#### Exercise:
All the data should be repeated exactly. Any image in it is left out.

[START OF Data excerpt]

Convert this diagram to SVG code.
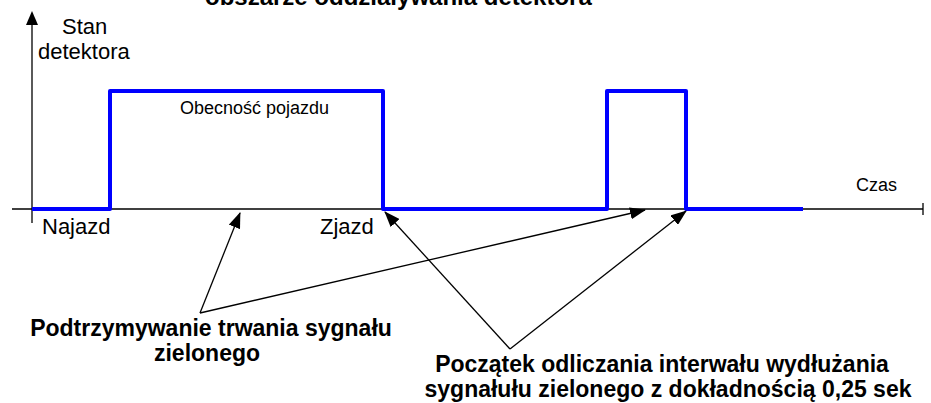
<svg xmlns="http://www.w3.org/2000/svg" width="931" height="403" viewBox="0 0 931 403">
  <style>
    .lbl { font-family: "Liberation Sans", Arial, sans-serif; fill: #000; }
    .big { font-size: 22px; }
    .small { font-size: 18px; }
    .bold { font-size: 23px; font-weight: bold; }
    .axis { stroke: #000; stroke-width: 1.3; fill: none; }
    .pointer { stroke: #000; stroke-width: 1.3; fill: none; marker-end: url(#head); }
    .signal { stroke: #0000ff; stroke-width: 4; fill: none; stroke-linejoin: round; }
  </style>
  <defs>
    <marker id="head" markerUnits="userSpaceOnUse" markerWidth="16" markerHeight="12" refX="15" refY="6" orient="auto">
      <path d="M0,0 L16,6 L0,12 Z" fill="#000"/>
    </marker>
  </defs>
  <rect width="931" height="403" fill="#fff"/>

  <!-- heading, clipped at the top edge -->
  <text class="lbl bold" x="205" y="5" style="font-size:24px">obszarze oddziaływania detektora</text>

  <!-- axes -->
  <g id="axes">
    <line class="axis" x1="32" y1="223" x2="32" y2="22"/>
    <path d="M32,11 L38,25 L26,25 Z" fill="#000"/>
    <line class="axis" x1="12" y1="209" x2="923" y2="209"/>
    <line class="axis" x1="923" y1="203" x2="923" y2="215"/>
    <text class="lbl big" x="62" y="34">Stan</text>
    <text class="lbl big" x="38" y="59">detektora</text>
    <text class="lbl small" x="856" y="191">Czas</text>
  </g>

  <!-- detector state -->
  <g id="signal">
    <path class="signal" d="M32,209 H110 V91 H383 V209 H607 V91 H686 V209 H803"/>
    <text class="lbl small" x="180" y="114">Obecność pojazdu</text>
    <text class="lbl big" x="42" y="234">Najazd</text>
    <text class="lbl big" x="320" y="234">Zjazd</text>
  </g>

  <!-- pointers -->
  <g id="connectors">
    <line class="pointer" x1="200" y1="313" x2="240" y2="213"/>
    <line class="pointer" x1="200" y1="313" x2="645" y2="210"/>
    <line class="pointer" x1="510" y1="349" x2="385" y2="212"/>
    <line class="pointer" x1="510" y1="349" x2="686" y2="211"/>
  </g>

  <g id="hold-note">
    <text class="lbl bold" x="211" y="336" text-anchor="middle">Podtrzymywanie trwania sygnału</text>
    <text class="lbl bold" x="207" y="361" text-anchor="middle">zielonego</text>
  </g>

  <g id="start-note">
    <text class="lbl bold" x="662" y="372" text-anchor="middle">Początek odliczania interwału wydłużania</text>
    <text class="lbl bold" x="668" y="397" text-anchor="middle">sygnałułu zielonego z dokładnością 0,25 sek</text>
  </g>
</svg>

[END OF Data excerpt]

#### Reply:
Convert this diagram to SVG code.
<svg xmlns="http://www.w3.org/2000/svg" width="931" height="403" viewBox="0 0 931 403">
  <style>
    .lbl { font-family: "Liberation Sans", Arial, sans-serif; fill: #000; }
    .big { font-size: 22px; }
    .small { font-size: 18px; }
    .bold { font-size: 23px; font-weight: bold; }
    .axis { stroke: #000; stroke-width: 1.3; fill: none; }
    .pointer { stroke: #000; stroke-width: 1.3; fill: none; marker-end: url(#head); }
    .signal { stroke: #0000ff; stroke-width: 4; fill: none; stroke-linejoin: round; }
  </style>
  <defs>
    <marker id="head" markerUnits="userSpaceOnUse" markerWidth="16" markerHeight="12" refX="15" refY="6" orient="auto">
      <path d="M0,0 L16,6 L0,12 Z" fill="#000"/>
    </marker>
  </defs>
  <rect width="931" height="403" fill="#fff"/>

  <!-- heading, clipped at the top edge -->
  <text class="lbl bold" x="205" y="5" style="font-size:24px">obszarze oddziaływania detektora</text>

  <!-- axes -->
  <g id="axes">
    <line class="axis" x1="32" y1="223" x2="32" y2="22"/>
    <path d="M32,11 L38,25 L26,25 Z" fill="#000"/>
    <line class="axis" x1="12" y1="209" x2="923" y2="209"/>
    <line class="axis" x1="923" y1="203" x2="923" y2="215"/>
    <text class="lbl big" x="62" y="34">Stan</text>
    <text class="lbl big" x="38" y="59">detektora</text>
    <text class="lbl small" x="856" y="191">Czas</text>
  </g>

  <!-- detector state -->
  <g id="signal">
    <path class="signal" d="M32,209 H110 V91 H383 V209 H607 V91 H686 V209 H803"/>
    <text class="lbl small" x="180" y="114">Obecność pojazdu</text>
    <text class="lbl big" x="42" y="234">Najazd</text>
    <text class="lbl big" x="320" y="234">Zjazd</text>
  </g>

  <!-- pointers -->
  <g id="connectors">
    <line class="pointer" x1="200" y1="313" x2="240" y2="213"/>
    <line class="pointer" x1="200" y1="313" x2="645" y2="210"/>
    <line class="pointer" x1="510" y1="349" x2="385" y2="212"/>
    <line class="pointer" x1="510" y1="349" x2="686" y2="211"/>
  </g>

  <g id="hold-note">
    <text class="lbl bold" x="211" y="336" text-anchor="middle">Podtrzymywanie trwania sygnału</text>
    <text class="lbl bold" x="207" y="361" text-anchor="middle">zielonego</text>
  </g>

  <g id="start-note">
    <text class="lbl bold" x="662" y="372" text-anchor="middle">Początek odliczania interwału wydłużania</text>
    <text class="lbl bold" x="668" y="397" text-anchor="middle">sygnałułu zielonego z dokładnością 0,25 sek</text>
  </g>
</svg>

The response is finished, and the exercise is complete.